▶ [DO THIS]: Your task is to write out only the lines running from the line with "Clone this chart in Plotly." to the line with "y_ticks = [0, 20, 40, 60, 80, 100, 120, 140, 160]", both ends kept, with no images.
— START EXTRACTED DATA —
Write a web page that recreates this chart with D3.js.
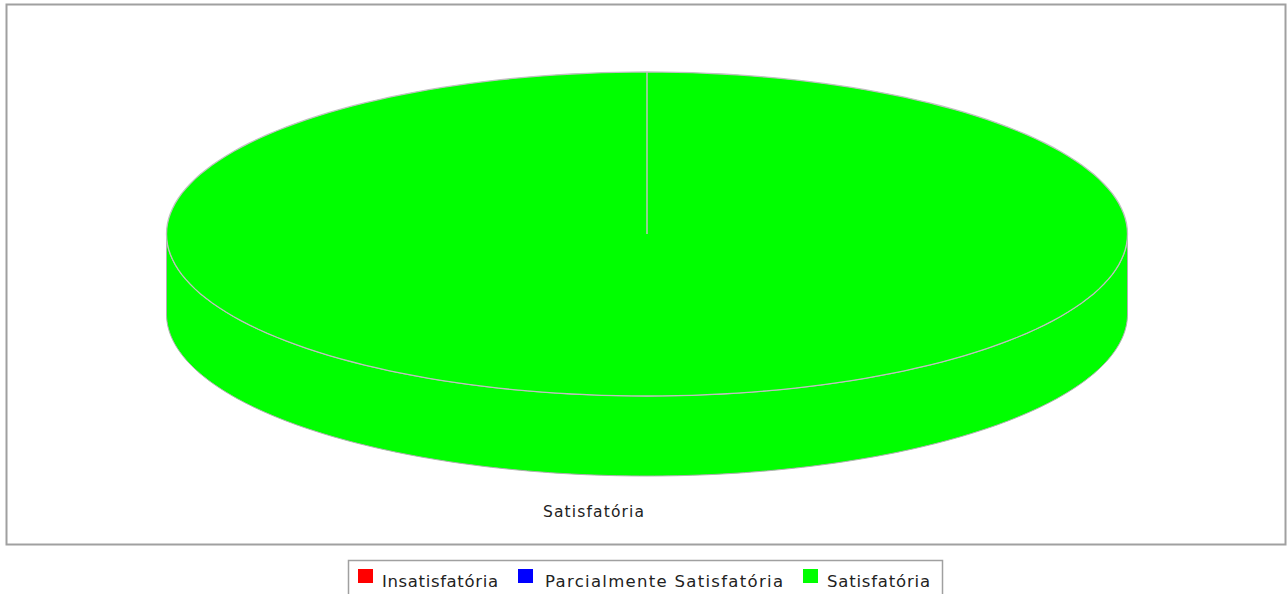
<!DOCTYPE html>
<html><head><meta charset="utf-8">
<script src="https://cdn.jsdelivr.net/npm/d3@7"></script>
<style>body{margin:0;background:#fff;overflow:hidden}svg{display:block}</style>
</head><body>
<script>
const categories = ["Insatisfatória", "Parcialmente Satisfatória", "Satisfatória"];
const values = [0, 0, 100];
const colors = ["#ff0000", "#0000ff", "#00ff00"];

const W = 1287, H = 594;
const svg = d3.select("body").append("svg").attr("width", W).attr("height", H);

// plot border
svg.append("rect").attr("x", 6.5).attr("y", 4.5).attr("width", 1279).attr("height", 540)
  .attr("fill", "#fff").attr("stroke", "#a0a0a0").attr("stroke-width", 2);

const cx = 647, cy = 234, rx = 480.5, ry = 162, depth = 80;
const xs = d3.scaleLinear().domain([-1, 1]).range([cx - rx, cx + rx]);
const ys = d3.scaleLinear().domain([-1, 1]).range([cy + ry, cy - ry]);
const pt = (a, dy = 0) => [xs(Math.sin(a)), ys(Math.cos(a)) + dy];

const pie = d3.pie().sort(null).value(d => d.v);
const arcs = pie(categories.map((c, i) => ({c, v: values[i], col: colors[i]})))
  .filter(d => d.value > 0);

const N = 200;
function arcPts(a0, a1, dy) {
  const p = [];
  for (let k = 0; k <= N; k++) p.push(pt(a0 + (a1 - a0) * k / N, dy));
  return p;
}
const line = d3.line();

// side faces (front half: angles π/2 .. 3π/2)
arcs.forEach(d => {
  const s = Math.max(d.startAngle, Math.PI / 2), e = Math.min(d.endAngle, 3 * Math.PI / 2);
  if (e <= s) return;
  const top = arcPts(s, e, 0), bot = arcPts(e, s, depth);
  svg.append("path").attr("d", line(top.concat(bot)) + "Z")
    .attr("fill", d.data.col).attr("stroke", "#b0b0b0").attr("stroke-width", 1);
});

// top faces
arcs.forEach(d => {
  const pts = [[cx, cy]].concat(arcPts(d.startAngle, d.endAngle, 0));
  svg.append("path").attr("d", line(pts) + "Z")
    .attr("fill", d.data.col).attr("stroke", "none");
  svg.append("path").attr("d", line(arcPts(d.startAngle, d.endAngle, 0)))
    .attr("fill", "none").attr("stroke", "#c0c0c0").attr("stroke-width", 1.3);
  [d.startAngle].forEach(a => {
    const p = pt(a);
    svg.append("line").attr("x1", cx).attr("y1", cy).attr("x2", p[0]).attr("y2", p[1])
      .attr("stroke", "#c0c0c0").attr("stroke-width", 1.5);
  });
});

// slice label
arcs.forEach(d => {
  svg.append("text").attr("x", 543).attr("y", 517)
    .attr("font-family", "DejaVu Sans, sans-serif").attr("font-size", 15.5)
    .attr("fill", "#222").attr("textLength", 101).attr("lengthAdjust", "spacing")
    .text(d.data.c);
});

// legend
const lg = svg.append("g");
lg.append("rect").attr("x", 348.5).attr("y", 560.5).attr("width", 594).attr("height", 40)
  .attr("fill", "#fff").attr("stroke", "#a0a0a0").attr("stroke-width", 1.5);
const lx = [358, 518, 803];
const tx = [382, 545, 827];
const tw = [116, 238, 103];
categories.forEach((c, i) => {
  lg.append("rect").attr("x", lx[i]).attr("y", 569).attr("width", 15).attr("height", 14)
    .attr("fill", colors[i]);
  lg.append("text").attr("x", tx[i]).attr("y", 587)
    .attr("font-family", "DejaVu Sans, sans-serif").attr("font-size", 16.5)
    .attr("fill", "#222").attr("textLength", tw[i]).attr("lengthAdjust", "spacing").text(c);
});
</script>
</body></html>
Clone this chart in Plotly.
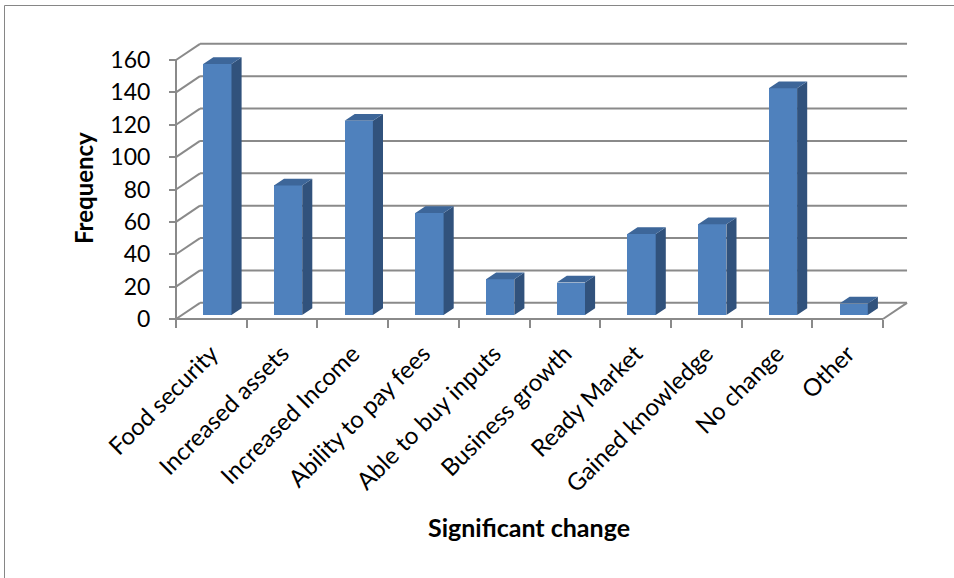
import plotly.graph_objects as go

# ---- data ----
categories = ["Food security", "Increased assets", "Increased Income", "Ability to pay fees",
              "Able to buy inputs", "Business growth", "Ready Market", "Gained knowledge",
              "No change", "Other"]
frequency = [155, 80, 120, 63, 22, 20, 50, 56, 140, 7]
y_ticks = [0, 20, 40, 60, 80, 100, 120, 140, 160]

# ---- pseudo-3D geometry (in axis units) ----
DX = 0.34        # depth shift along x (category units)
DY = 10.0        # depth shift along y (value units)
D0, D1 = 0.25, 0.67   # bar front / back depth fractions
BAR_W = 0.4
BAR_OFF = -BAR_W / 2 + D0 * DX

FRONT = "#4F81BD"
SIDE = "#31527C"
TOP = "#3D6699"
GRID = "#8A8A8A"

# pixel layout
W, H = 954, 578
ML, MR, MT, MB = 169, 40, 36, 252
PX_CAT = 70.7
PX_VAL = 1.61875
AXIS_X_PX = 176   # where the front-left edge sits
AXIS_Y_PX = 319   # where value 0 sits on the front edge
plot_w = W - ML - MR
plot_h = H - MT - MB
x_lo = -0.5 - (AXIS_X_PX - ML) / PX_CAT
x_hi = x_lo + plot_w / PX_CAT
y_lo = -((H - MB) - AXIS_Y_PX) / PX_VAL
y_hi = y_lo + plot_h / PX_VAL

n = len(categories)
x_first, x_last = -0.5, n - 0.5
v_max = y_ticks[-1]

fig = go.Figure()

# front faces of the columns
fig.add_trace(go.Bar(
    x=categories, y=frequency, base=[D0 * DY] * n,
    width=BAR_W, offset=BAR_OFF,
    marker=dict(color=FRONT, line=dict(width=0)),
    showlegend=False, hoverinfo="x+y",
))

# side and top faces
side_x, side_y, top_x, top_y = [], [], [], []
dd = D1 - D0
for i, v in enumerate(frequency):
    xl = i + BAR_OFF
    xr = xl + BAR_W
    b0 = D0 * DY
    t0 = b0 + v
    side_x += [xr, xr, xr + dd * DX, xr + dd * DX, xr, None]
    side_y += [b0, t0, t0 + dd * DY, b0 + dd * DY, b0, None]
    top_x += [xl, xr, xr + dd * DX, xl + dd * DX, xl, None]
    top_y += [t0, t0, t0 + dd * DY, t0 + dd * DY, t0, None]

fig.add_trace(go.Scatter(x=side_x, y=side_y, xaxis="x2", yaxis="y", mode="lines",
                         fill="toself", fillcolor=SIDE, line=dict(width=0, color=SIDE),
                         showlegend=False, hoverinfo="skip"))
fig.add_trace(go.Scatter(x=top_x, y=top_y, xaxis="x2", yaxis="y", mode="lines",
                         fill="toself", fillcolor=TOP, line=dict(width=0, color=TOP),
                         showlegend=False, hoverinfo="skip"))

# walls and floor
shapes = []
line_style = dict(color=GRID, width=2)
for k in y_ticks:
    # back wall gridline
    shapes.append(dict(type="line", xref="x2", yref="y", layer="below",
                       x0=x_first + DX, x1=x_last + DX, y0=k + DY, y1=k + DY, line=line_style))
    # side wall diagonal
    shapes.append(dict(type="line", xref="x2", yref="y", layer="below",
                       x0=x_first, x1=x_first + DX, y0=k, y1=k + DY, line=line_style))
# floor front edge and right edge
shapes.append(dict(type="line", xref="x2", yref="y", layer="below",
                   x0=x_first, x1=x_last, y0=0, y1=0, line=line_style))
shapes.append(dict(type="line", xref="x2", yref="y", layer="below",
                   x0=x_last, x1=x_last + DX, y0=0, y1=DY, line=line_style))
# vertical front axis
shapes.append(dict(type="line", xref="x2", yref="y", layer="below",
                   x0=x_first, x1=x_first, y0=0, y1=v_max, line=line_style))


def px_to_paper_x(px):
    return (px - ML) / plot_w


def px_to_paper_y(py):
    return ((H - MB) - py) / plot_h


# chart frame
shapes.append(dict(type="rect", xref="paper", yref="paper",
                   x0=px_to_paper_x(4.5), x1=px_to_paper_x(970),
                   y0=px_to_paper_y(600), y1=px_to_paper_y(5.5),
                   line=dict(color="#868686", width=1), fillcolor="rgba(0,0,0,0)"))

FONT = "Lato"

fig.update_layout(
    width=W, height=H,
    margin=dict(l=ML, r=MR, t=MT, b=MB, pad=0),
    paper_bgcolor="white", plot_bgcolor="rgba(0,0,0,0)",
    font=dict(family=FONT, color="black"),
    shapes=shapes,
    xaxis=dict(type="category", categoryorder="array", categoryarray=categories,
               range=[x_lo, x_hi], tickson="boundaries", ticks="outside",
               ticklen=8, tickwidth=2, tickcolor=GRID, tickangle=-45,
               tickfont=dict(size=24, family=FONT), ticklabelstandoff=15,
               showgrid=False, showline=False,
               zeroline=False, anchor="free", position=px_to_paper_y(AXIS_Y_PX),
               fixedrange=True),
    xaxis2=dict(type="linear", overlaying="x", range=[x_lo, x_hi], visible=False,
                anchor="y", fixedrange=True),
    yaxis=dict(range=[y_lo, y_hi], tickvals=y_ticks, ticks="outside", ticklen=7,
               tickwidth=2, tickcolor=GRID, tickfont=dict(size=23, family=FONT),
               ticklabelstandoff=14,
               showgrid=False, showline=False, zeroline=False, anchor="free",
               position=px_to_paper_x(AXIS_X_PX), fixedrange=True),
    annotations=[
        dict(text="<b>Frequency</b>", xref="paper", yref="paper",
             x=px_to_paper_x(84), y=px_to_paper_y(188), textangle=-90,
             showarrow=False, font=dict(size=24, family=FONT, color="black"),
             xanchor="center", yanchor="middle"),
        dict(text="<b>Significant change</b>", xref="paper", yref="paper",
             x=px_to_paper_x(529), y=px_to_paper_y(527),
             showarrow=False, font=dict(size=25, family=FONT, color="black"),
             xanchor="center", yanchor="middle"),
    ],
    bargap=0,
)

fig.write_html("out.html")
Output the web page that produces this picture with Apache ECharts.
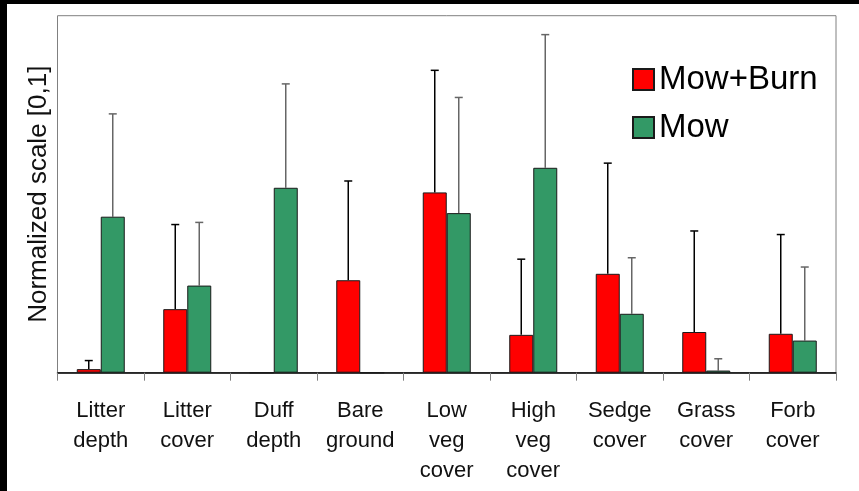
<!DOCTYPE html>
<html>
<head>
<meta charset="utf-8">
<script src="https://cdn.jsdelivr.net/npm/echarts@6/dist/echarts.min.js"></script>
<style>
html, body { margin: 0; padding: 0; background: #000; width: 859px; height: 491px; overflow: hidden; }
#chart { position: absolute; left: 7px; top: 4px; width: 852px; height: 487px; background: #fff; }
</style>
</head>
<body>
<div id="chart"></div>
<script>
const categories = ['Litter\ndepth', 'Litter\ncover', 'Duff\ndepth', 'Bare\nground', 'Low\nveg\ncover', 'High\nveg\ncover', 'Sedge\ncover', 'Grass\ncover', 'Forb\ncover'];
const mowBurn    = [0.010, 0.178, 0.000, 0.259, 0.505, 0.106, 0.277, 0.114, 0.109];
const mowBurnErr = [0.024, 0.237, 0.000, 0.278, 0.342, 0.212, 0.310, 0.283, 0.278];
const mow        = [0.437, 0.244, 0.518, 0.000, 0.447, 0.574, 0.165, 0.006, 0.090];
const mowErr     = [0.288, 0.177, 0.291, 0.000, 0.324, 0.373, 0.157, 0.033, 0.206];

const BAR_W = 24;

function errSeries(name, means, errs, offset, color) {
  return {
    type: 'custom',
    name: name + ' err',
    z: 1,
    silent: true,
    data: means.map((m, i) => [i, m, m + errs[i]]),
    renderItem: function (params, api) {
      const i = api.value(0);
      const lo = api.coord([i, api.value(1)]);
      const hi = api.coord([i, api.value(2)]);
      if (api.value(2) <= api.value(1)) return null;
      const x = lo[0] + offset;
      const half = 4;
      return {
        type: 'group',
        children: [
          { type: 'line', shape: { x1: x, y1: lo[1], x2: x, y2: hi[1] }, style: { stroke: color, lineWidth: 1.5 } },
          { type: 'line', shape: { x1: x - half, y1: hi[1], x2: x + half, y2: hi[1] }, style: { stroke: color, lineWidth: 1.5 } }
        ]
      };
    }
  };
}

const chart = echarts.init(document.getElementById('chart'), null, { renderer: 'canvas' });
chart.setOption({
  animation: false,
  backgroundColor: '#fff',
  textStyle: { fontFamily: 'Liberation Sans, Arial, sans-serif' },
  grid: {
    left: 50.5, top: 11.7, right: 23, bottom: 118.3,
    show: true, borderColor: '#808080', borderWidth: 1, backgroundColor: 'transparent'
  },
  legend: {
    orient: 'vertical',
    left: 625,
    top: 59,
    padding: 0,
    itemWidth: 21,
    itemHeight: 21,
    itemGap: 15,
    icon: 'rect',
    textStyle: { fontSize: 33, color: '#000', lineHeight: 32 },
    data: ['Mow+Burn', 'Mow']
  },
  xAxis: {
    type: 'category',
    data: categories,
    axisLine: { lineStyle: { color: '#000', width: 1.5 } },
    axisTick: { show: true, length: 8, lineStyle: { color: '#808080', width: 1 } },
    axisLabel: { interval: 0, fontSize: 22, lineHeight: 30, color: '#111', margin: 23 }
  },
  yAxis: {
    type: 'value',
    min: 0, max: 1,
    name: 'Normalized scale [0,1]',
    nameLocation: 'middle',
    nameRotate: 90,
    nameGap: 6,
    nameTextStyle: { fontSize: 26, color: '#111' },
    axisLine: { show: false },
    axisTick: { show: false },
    axisLabel: { show: false },
    splitLine: { show: false }
  },
  series: [
    {
      name: 'Mow+Burn', type: 'bar', data: mowBurn, barWidth: BAR_W, barGap: '0%', z: 2,
      itemStyle: { color: '#FF0000', borderColor: '#1a1a1a', borderWidth: 1 }
    },
    {
      name: 'Mow', type: 'bar', data: mow, barWidth: BAR_W, barGap: '0%', z: 2,
      itemStyle: { color: '#339966', borderColor: '#1a1a1a', borderWidth: 1 }
    },
    errSeries('Mow+Burn', mowBurn, mowBurnErr, -BAR_W / 2, '#000'),
    errSeries('Mow', mow, mowErr, BAR_W / 2, '#666')
  ]
});
</script>
</body>
</html>
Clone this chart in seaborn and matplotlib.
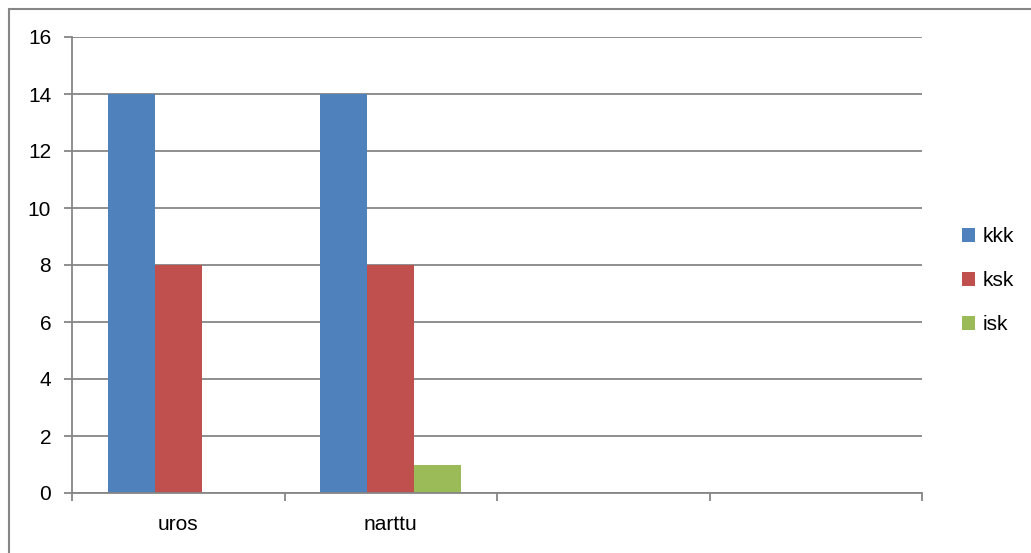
"""
Clustered bar chart: counts of kkk / ksk / isk per sex (uros, narttu)
"""

import matplotlib.pyplot as plt
import pandas as pd
import seaborn as sns
from matplotlib.patches import Rectangle

categories = ['uros', 'narttu']
slots = ['uros', 'narttu', ' ', '  ']
series = ['kkk', 'ksk', 'isk']
kkk = [14, 14]
ksk = [8, 8]
isk = [0, 1]
colors = ['#4f81bd', '#c0504d', '#9bbb59']
grid_color = '#868686'


def main():
    sns.set_style('white')
    plt.rcParams['font.family'] = ['Liberation Sans', 'DejaVu Sans']
    plt.rcParams['text.color'] = 'black'
    plt.rcParams['xtick.color'] = 'black'
    plt.rcParams['ytick.color'] = 'black'

    rows = []
    for name, vals in zip(series, [kkk, ksk, isk]):
        for cat, v in zip(categories, vals):
            rows.append({'cat': cat, 'series': name, 'value': v})
    df = pd.DataFrame(rows)

    fig = plt.figure(figsize=(10.31, 5.53), dpi=100)
    ax = fig.add_axes([72 / 1031, 60 / 553, 850 / 1031, 456 / 553])

    sns.barplot(data=df, x='cat', y='value', hue='series', order=slots,
                hue_order=series, palette=colors, width=0.664,
                saturation=1, linewidth=0, ax=ax, legend=True)

    ax.set_xlim(-0.5, 3.5)
    ax.set_ylim(0, 16)
    ax.set_yticks(range(0, 17, 2))
    ax.yaxis.grid(True, color=grid_color, linewidth=1.3)
    ax.set_axisbelow(True)
    ax.set_xlabel('')
    ax.set_ylabel('')

    # category labels centred, tick marks on the slot borders
    ax.set_xticks(range(len(slots)))
    ax.set_xticklabels(['uros', 'narttu', '', ''])
    ax.set_xticks([-0.5, 0.5, 1.5, 2.5, 3.5], minor=True)
    ax.tick_params(axis='x', which='major', length=0, pad=16, labelsize=15,
                   labelcolor='black')
    ax.tick_params(axis='x', which='minor', bottom=True, length=6, width=1.3,
                   color=grid_color, direction='out')
    ax.tick_params(axis='y', left=True, length=6, width=1.3, color=grid_color,
                   direction='out', pad=9, labelsize=15, labelcolor='black')

    for side in ['top', 'right']:
        ax.spines[side].set_visible(False)
    for side in ['left', 'bottom']:
        ax.spines[side].set_color(grid_color)
        ax.spines[side].set_linewidth(1.3)

    handles, labels = ax.get_legend_handles_labels()
    ax.legend(handles, labels, loc='center left',
              bbox_to_anchor=(943 / 1031, (553 - 281) / 553),
              bbox_transform=fig.transFigure, frameon=False,
              fontsize=15, handlelength=0.65, handleheight=0.65,
              handletextpad=0.35, labelspacing=1.2)

    # outer chart border
    fig.patches.append(Rectangle((9 / 1031, -0.1), 1.2, (553 - 9) / 553 + 0.1,
                                 transform=fig.transFigure, fill=False,
                                 edgecolor=grid_color, linewidth=1.5))

    plt.savefig('out.png', dpi=100)


if __name__ == '__main__':
    main()
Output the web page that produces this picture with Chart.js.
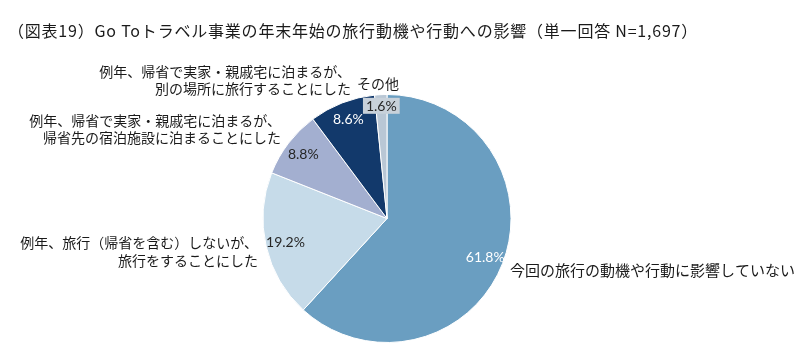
<!DOCTYPE html>
<html>
<head>
<meta charset="utf-8">
<script src="https://cdn.jsdelivr.net/npm/chart.js@4.4.1/dist/chart.umd.min.js"></script>
<style>
  html, body { margin: 0; padding: 0; background: #ffffff; }
  #wrap { width: 800px; height: 355px; position: relative; }
</style>
</head>
<body>
<div id="wrap"><canvas id="c" width="800" height="355"></canvas></div>
<script>
// ---- data ----
const titleText = '（図表19）Go Toトラベル事業の年末年始の旅行動機や行動への影響（単一回答 N=1,697）';
const categories = [
  ['今回の旅行の動機や行動に影響していない'],
  ['例年、旅行（帰省を含む）しないが、', '旅行をすることにした'],
  ['例年、帰省で実家・親戚宅に泊まるが、', '帰省先の宿泊施設に泊まることにした'],
  ['例年、帰省で実家・親戚宅に泊まるが、', '別の場所に旅行することにした'],
  ['その他']
];
const values = [61.8, 19.2, 8.8, 8.6, 1.6];

// ---- styles ----
const sliceColors = ['#6A9EC1', '#C6DBE9', '#A3AFD0', '#12396B', '#B9C7D5'];
const pctColors = ['#ffffff', '#262626', '#262626', '#ffffff', '#262626'];
const pctRadius = [0.85, 0.84, 0.85, 0.86, 0.91];
const pctBox = [null, null, null, null, '#C8D1DA'];
const catLayout = [
  { x: 510, y: 270, align: 'left', size: 15, lh: 18 },
  { x: 258, y: 243, align: 'right', size: 14, lh: 18 },
  { x: 281, y: 121, align: 'right', size: 14, lh: 17 },
  { x: 351, y: 72, align: 'right', size: 14, lh: 17 },
  { x: 357, y: 84, align: 'left', size: 14, lh: 17 }
];
const jpFont = '"Noto Sans CJK JP", "Noto Sans", sans-serif';

const textPlugin = {
  id: 'textPlugin',
  afterDatasetsDraw(chart) {
    const ctx = chart.ctx;
    ctx.save();
    // title
    ctx.fillStyle = '#1a1a1a';
    ctx.textBaseline = 'middle';
    ctx.textAlign = 'left';
    ctx.font = '16px ' + jpFont;
    const target = 690;
    const w = ctx.measureText(titleText).width;
    if ('letterSpacing' in ctx) {
      ctx.letterSpacing = ((target - w) / titleText.length).toFixed(2) + 'px';
    }
    ctx.fillText(titleText, 8, 31);
    if ('letterSpacing' in ctx) ctx.letterSpacing = '0px';

    // category labels
    categories.forEach((lines, i) => {
      const L = catLayout[i];
      ctx.font = L.size + 'px ' + jpFont;
      ctx.textAlign = L.align;
      ctx.fillStyle = '#1a1a1a';
      lines.forEach((ln, k) => ctx.fillText(ln, L.x, L.y + k * L.lh));
    });

    // percentage labels
    const arcs = chart.getDatasetMeta(0).data;
    arcs.forEach((arc, i) => {
      const p = arc.getProps(['x', 'y', 'startAngle', 'endAngle', 'outerRadius'], true);
      const mid = (p.startAngle + p.endAngle) / 2;
      const r = p.outerRadius * pctRadius[i];
      const px = p.x + Math.cos(mid) * r;
      const py = p.y + Math.sin(mid) * r;
      const txt = values[i].toFixed(1) + '%';
      ctx.font = '14px Lato, "Open Sans", sans-serif';
      ctx.textAlign = 'center';
      ctx.textBaseline = 'middle';
      if (pctBox[i]) {
        const tw = ctx.measureText(txt).width;
        ctx.fillStyle = pctBox[i];
        ctx.fillRect(px - tw / 2 - 3, py - 8, tw + 6, 16);
      }
      ctx.fillStyle = pctColors[i];
      ctx.fillText(txt, px, py + 0.5);
    });
    ctx.restore();
  }
};

new Chart(document.getElementById('c'), {
  type: 'pie',
  data: {
    labels: categories,
    datasets: [{
      data: values,
      backgroundColor: sliceColors,
      borderColor: '#ffffff',
      borderWidth: 1,
      hoverOffset: 0,
      radius: 124
    }]
  },
  options: {
    responsive: false,
    animation: false,
    layout: { padding: { left: 257, right: 283, top: 88.5, bottom: 6.5 } },
    plugins: {
      legend: { display: false },
      tooltip: { enabled: false },
      title: { display: false }
    }
  },
  plugins: [textPlugin]
});
</script>
</body>
</html>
— END EXTRACTED DATA —
▶ [ANSWER TO THIS EXERCISE]:
Clone this chart in Plotly.
import plotly.graph_objects as go

# ---- data ----
categories = ["Food security", "Increased assets", "Increased Income", "Ability to pay fees",
              "Able to buy inputs", "Business growth", "Ready Market", "Gained knowledge",
              "No change", "Other"]
frequency = [155, 80, 120, 63, 22, 20, 50, 56, 140, 7]
y_ticks = [0, 20, 40, 60, 80, 100, 120, 140, 160]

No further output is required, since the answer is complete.